Return only the lines from the top of the data down to the one that holds "var boxCorners = [11.29, 20.64, 47.44, 7.95];", both included, without any pictures.

—————

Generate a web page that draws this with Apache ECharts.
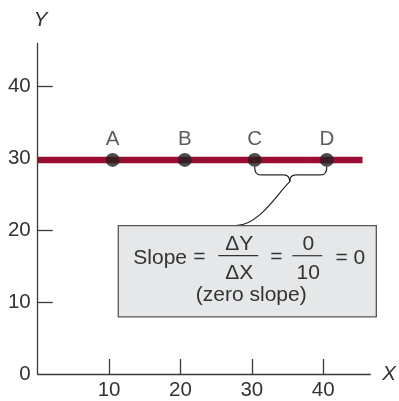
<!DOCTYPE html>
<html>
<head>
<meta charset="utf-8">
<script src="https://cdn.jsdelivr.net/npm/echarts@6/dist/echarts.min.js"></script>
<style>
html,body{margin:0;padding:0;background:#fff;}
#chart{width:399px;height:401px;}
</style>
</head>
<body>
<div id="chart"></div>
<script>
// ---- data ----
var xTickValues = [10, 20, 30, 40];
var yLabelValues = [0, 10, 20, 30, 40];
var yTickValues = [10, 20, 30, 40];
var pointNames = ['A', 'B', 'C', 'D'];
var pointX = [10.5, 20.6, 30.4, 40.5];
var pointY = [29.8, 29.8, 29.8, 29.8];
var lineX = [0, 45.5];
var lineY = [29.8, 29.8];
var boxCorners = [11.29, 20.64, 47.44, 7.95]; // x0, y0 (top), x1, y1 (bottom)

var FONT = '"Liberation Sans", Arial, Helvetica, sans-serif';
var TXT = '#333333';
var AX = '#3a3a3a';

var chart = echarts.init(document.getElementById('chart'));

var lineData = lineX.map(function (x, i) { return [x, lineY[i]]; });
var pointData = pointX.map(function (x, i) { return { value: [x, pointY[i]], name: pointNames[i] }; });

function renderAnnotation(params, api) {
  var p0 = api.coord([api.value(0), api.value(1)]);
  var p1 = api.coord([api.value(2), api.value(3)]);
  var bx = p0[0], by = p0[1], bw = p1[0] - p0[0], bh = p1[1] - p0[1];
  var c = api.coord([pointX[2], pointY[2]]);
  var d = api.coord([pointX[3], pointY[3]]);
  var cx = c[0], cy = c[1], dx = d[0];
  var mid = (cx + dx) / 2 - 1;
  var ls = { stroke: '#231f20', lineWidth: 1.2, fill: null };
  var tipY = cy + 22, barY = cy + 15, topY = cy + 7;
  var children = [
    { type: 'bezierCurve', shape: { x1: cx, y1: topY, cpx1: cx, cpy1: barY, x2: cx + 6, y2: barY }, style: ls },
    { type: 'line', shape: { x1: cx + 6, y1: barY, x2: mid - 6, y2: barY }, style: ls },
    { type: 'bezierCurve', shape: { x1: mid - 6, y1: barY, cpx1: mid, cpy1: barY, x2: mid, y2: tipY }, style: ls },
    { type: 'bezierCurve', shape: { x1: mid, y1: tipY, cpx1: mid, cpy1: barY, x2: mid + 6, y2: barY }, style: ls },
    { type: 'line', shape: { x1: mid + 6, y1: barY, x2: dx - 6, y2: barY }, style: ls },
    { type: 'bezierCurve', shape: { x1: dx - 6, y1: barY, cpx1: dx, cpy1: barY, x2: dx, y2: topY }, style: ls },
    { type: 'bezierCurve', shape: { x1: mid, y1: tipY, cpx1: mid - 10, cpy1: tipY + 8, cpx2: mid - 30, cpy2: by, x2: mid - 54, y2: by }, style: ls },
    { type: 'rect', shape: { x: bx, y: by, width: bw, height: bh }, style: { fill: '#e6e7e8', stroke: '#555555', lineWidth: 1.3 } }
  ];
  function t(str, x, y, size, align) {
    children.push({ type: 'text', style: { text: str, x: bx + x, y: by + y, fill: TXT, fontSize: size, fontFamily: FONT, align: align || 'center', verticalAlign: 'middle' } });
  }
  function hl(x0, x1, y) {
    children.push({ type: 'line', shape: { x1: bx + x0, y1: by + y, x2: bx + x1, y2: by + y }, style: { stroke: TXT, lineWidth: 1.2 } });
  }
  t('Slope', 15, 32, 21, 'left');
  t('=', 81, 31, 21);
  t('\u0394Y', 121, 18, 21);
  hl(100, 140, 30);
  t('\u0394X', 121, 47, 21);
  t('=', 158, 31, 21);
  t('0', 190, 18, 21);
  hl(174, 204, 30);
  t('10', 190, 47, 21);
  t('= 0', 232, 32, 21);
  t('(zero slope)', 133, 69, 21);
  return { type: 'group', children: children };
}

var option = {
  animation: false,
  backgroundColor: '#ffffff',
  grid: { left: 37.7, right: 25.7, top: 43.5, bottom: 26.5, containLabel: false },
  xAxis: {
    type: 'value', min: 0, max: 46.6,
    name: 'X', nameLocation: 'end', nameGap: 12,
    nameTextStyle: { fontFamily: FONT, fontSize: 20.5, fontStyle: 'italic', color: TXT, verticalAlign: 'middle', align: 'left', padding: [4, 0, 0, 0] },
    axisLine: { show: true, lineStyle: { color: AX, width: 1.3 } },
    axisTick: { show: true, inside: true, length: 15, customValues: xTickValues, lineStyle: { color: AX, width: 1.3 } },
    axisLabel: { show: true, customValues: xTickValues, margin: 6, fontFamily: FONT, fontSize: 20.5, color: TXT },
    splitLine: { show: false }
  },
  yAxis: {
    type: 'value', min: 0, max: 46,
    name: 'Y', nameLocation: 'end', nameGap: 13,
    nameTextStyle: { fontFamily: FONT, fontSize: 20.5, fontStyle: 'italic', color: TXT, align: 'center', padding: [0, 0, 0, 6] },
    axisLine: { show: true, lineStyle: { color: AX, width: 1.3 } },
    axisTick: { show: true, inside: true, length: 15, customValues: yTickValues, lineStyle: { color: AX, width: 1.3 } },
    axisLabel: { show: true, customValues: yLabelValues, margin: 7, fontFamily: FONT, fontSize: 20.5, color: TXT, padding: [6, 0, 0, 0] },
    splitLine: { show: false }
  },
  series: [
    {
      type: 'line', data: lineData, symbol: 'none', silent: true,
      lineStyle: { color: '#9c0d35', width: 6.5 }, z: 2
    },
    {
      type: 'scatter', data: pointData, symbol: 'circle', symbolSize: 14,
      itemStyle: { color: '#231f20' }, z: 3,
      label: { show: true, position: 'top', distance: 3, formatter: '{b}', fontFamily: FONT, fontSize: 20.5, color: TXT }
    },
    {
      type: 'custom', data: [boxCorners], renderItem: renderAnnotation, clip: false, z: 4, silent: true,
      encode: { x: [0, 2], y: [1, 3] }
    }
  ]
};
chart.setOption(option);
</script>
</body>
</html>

—————

■ RESPONSE TO THIS TASK ■
Generate a web page that draws this with Apache ECharts.
<!DOCTYPE html>
<html>
<head>
<meta charset="utf-8">
<script src="https://cdn.jsdelivr.net/npm/echarts@6/dist/echarts.min.js"></script>
<style>
html,body{margin:0;padding:0;background:#fff;}
#chart{width:399px;height:401px;}
</style>
</head>
<body>
<div id="chart"></div>
<script>
// ---- data ----
var xTickValues = [10, 20, 30, 40];
var yLabelValues = [0, 10, 20, 30, 40];
var yTickValues = [10, 20, 30, 40];
var pointNames = ['A', 'B', 'C', 'D'];
var pointX = [10.5, 20.6, 30.4, 40.5];
var pointY = [29.8, 29.8, 29.8, 29.8];
var lineX = [0, 45.5];
var lineY = [29.8, 29.8];
var boxCorners = [11.29, 20.64, 47.44, 7.95]; // x0, y0 (top), x1, y1 (bottom)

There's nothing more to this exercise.